Letter to Mother on Fed induced inflation, which is exported, then returns home

January 18, 2011

    ”Did you notice in today’s WSJ the article by Ronald McKinnon of Stanford examining 3 separate instances in which the Fed provoked inflation?

    Most interesting to me was his observation that after commodity prices and inflation in the periphery dollar countries rise, as has now happened, there are “long and variable lags” before it hits the US.

    A comparative yearly chart would be more informative, but he notes that the 1971 US abandonment of the gold standard hit Japan in 1972-73 but, despite 1970s stagflation, US inflation did not exceed 13% until December 1979 — 7 years later.”

    Yes, it’s interesting how it goes overseas first before returning home. The lag is why the Fed always gets it wrong , both on the way up and the way down – too late to tighten, and too late to loosen.  Amusingly, the central bank and their regulation of credit and money allegedly smoothes economic cycles, but the booms and busts are so much worse now than before the central bank.  Inflation is already here however. Cotton, coffee, oil, copper, coal, aluminum, zinc, corn, wheat, soybeans, health care, education, etc. etc are all up. But according to the Fed, there is no inflation in sight.

    Now I shall rant -the Fed’s first priority is to the banks and to make sure they have profits under the guise those profits will help everyone. They have indeed helped the banks, but are now starting to hurt anyone that holds US dollars as they have to pay more for everything. Throughout history governments have favored inflation and cheapening the currency since lowering the value of the dollar is a way to pay back debts with devalued paper. It is very much a tax on anyone holding the given currency, whether that be cash, cd’s, money markets, or people that buy Treasury bonds for income, etc.

    It’s also such a slippery slope and they just can’t help themselves for a little more inflation, so it eventually ends in a crises in that currency as no one wants to hold something that’s losing value. It’ s why throughout 5000 years people eventually require an anchor to prevent governments from doing it and why governments always try to shed themselves of that anchor (getting off the gold standard). Right now, it’s a race to the bottom, with all governments competitively devaluing and wanting a lower currency . So that means the price of everything goes higher.

    In any event, the next crises is going to be so much worse – as it will be a crises of confidence in fiat paper, the dollar, and US Treasury Bonds. The reason is now there is so much debt, higher interest rates will inevitably make interest payments exceed tax revenues. That is the end game. It’s Europe, then Japan, but eventually it will get around to us. It’s wishful thinking at best to think it will not happen for another generation.

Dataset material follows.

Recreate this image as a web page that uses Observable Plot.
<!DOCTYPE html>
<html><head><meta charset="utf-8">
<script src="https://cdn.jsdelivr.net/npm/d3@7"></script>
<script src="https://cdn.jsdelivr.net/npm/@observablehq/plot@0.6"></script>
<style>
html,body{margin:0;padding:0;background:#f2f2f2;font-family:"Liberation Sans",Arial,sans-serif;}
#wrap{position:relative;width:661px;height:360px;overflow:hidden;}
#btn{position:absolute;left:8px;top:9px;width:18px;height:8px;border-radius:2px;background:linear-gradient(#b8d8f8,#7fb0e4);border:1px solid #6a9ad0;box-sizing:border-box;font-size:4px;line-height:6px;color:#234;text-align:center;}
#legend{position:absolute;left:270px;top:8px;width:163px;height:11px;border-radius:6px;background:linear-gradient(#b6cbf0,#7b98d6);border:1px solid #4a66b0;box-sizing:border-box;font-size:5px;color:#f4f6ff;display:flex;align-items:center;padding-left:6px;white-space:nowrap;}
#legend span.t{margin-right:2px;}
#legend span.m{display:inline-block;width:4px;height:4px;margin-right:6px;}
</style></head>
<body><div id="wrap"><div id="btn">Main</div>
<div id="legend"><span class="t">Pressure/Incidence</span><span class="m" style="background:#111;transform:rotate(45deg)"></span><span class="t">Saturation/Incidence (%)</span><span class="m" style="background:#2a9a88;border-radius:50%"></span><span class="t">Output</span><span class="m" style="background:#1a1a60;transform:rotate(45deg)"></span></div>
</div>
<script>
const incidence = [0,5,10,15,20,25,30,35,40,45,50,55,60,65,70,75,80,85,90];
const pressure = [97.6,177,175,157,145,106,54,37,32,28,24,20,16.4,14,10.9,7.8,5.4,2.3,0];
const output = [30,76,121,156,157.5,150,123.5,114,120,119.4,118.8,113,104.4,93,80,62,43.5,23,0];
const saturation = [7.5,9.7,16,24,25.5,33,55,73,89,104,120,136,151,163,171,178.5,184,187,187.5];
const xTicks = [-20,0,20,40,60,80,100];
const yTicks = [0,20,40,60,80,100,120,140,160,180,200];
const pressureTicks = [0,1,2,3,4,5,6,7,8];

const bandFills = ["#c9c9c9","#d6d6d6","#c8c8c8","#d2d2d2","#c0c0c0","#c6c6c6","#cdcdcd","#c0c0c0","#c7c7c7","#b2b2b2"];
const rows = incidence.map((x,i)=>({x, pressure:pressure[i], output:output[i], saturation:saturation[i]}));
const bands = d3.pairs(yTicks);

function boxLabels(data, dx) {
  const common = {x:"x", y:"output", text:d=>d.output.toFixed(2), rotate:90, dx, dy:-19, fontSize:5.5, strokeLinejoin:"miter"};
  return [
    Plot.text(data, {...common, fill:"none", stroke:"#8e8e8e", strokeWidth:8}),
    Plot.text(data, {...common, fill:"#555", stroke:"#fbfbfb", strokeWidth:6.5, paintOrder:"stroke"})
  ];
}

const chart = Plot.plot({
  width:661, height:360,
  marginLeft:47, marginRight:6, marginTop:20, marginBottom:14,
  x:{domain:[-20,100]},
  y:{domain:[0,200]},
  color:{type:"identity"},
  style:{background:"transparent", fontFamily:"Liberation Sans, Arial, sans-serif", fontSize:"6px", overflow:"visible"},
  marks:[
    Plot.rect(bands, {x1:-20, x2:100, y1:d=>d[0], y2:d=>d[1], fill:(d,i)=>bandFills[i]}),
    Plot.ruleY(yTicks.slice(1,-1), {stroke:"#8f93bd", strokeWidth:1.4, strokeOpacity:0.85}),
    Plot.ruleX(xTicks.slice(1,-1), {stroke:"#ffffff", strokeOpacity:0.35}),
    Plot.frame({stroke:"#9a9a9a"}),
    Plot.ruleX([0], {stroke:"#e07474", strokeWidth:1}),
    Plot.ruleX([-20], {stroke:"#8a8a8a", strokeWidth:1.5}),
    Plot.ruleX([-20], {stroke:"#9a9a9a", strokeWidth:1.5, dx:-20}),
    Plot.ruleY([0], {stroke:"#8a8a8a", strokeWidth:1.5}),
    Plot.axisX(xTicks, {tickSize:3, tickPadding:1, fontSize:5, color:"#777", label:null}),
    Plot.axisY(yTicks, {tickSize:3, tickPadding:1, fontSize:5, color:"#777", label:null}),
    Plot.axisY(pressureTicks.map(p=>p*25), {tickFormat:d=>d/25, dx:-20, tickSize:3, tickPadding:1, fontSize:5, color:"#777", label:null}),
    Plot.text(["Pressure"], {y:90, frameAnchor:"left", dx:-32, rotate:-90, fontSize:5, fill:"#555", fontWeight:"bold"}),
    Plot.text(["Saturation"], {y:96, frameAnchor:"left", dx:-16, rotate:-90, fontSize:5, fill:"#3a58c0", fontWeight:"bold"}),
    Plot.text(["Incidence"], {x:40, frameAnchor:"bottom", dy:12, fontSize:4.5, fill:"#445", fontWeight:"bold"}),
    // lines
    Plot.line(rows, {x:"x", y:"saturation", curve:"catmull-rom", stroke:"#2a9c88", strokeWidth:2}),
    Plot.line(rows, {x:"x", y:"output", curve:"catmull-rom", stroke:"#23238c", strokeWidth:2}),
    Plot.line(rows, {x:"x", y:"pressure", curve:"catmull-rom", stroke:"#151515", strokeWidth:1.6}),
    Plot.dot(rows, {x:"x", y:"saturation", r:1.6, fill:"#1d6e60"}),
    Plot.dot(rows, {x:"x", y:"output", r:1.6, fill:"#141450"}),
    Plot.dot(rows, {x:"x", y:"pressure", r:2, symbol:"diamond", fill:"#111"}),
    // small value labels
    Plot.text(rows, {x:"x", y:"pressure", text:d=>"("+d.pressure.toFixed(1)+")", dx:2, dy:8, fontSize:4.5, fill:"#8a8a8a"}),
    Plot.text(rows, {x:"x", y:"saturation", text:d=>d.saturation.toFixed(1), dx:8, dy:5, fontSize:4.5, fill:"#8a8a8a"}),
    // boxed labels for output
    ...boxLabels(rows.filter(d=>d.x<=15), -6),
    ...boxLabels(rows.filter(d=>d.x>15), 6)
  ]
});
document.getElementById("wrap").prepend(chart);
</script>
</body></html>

Unfortunately, such as in life, it takes a crises to make a change in behavior.

    The other thing is they always manage to shift the blame. The Fed still says lowering interest rates to 1% had nothing to do with people buying homes. In order to believe that, you have to believe interest rates have nothing to do with the size of a person’s payment and that how easy it is to get a mortgage has nothing to do with buying a home. They blame the banks instead for lending too much. But the Fed controls the price of and of availability of those loans. The banks are just the bartenders of that credit.

    Next they are going to blame investors, speculators, and anyone else for buying commodities and hard assets and not wanting to hold US dollars as they cheapen them. The nerve!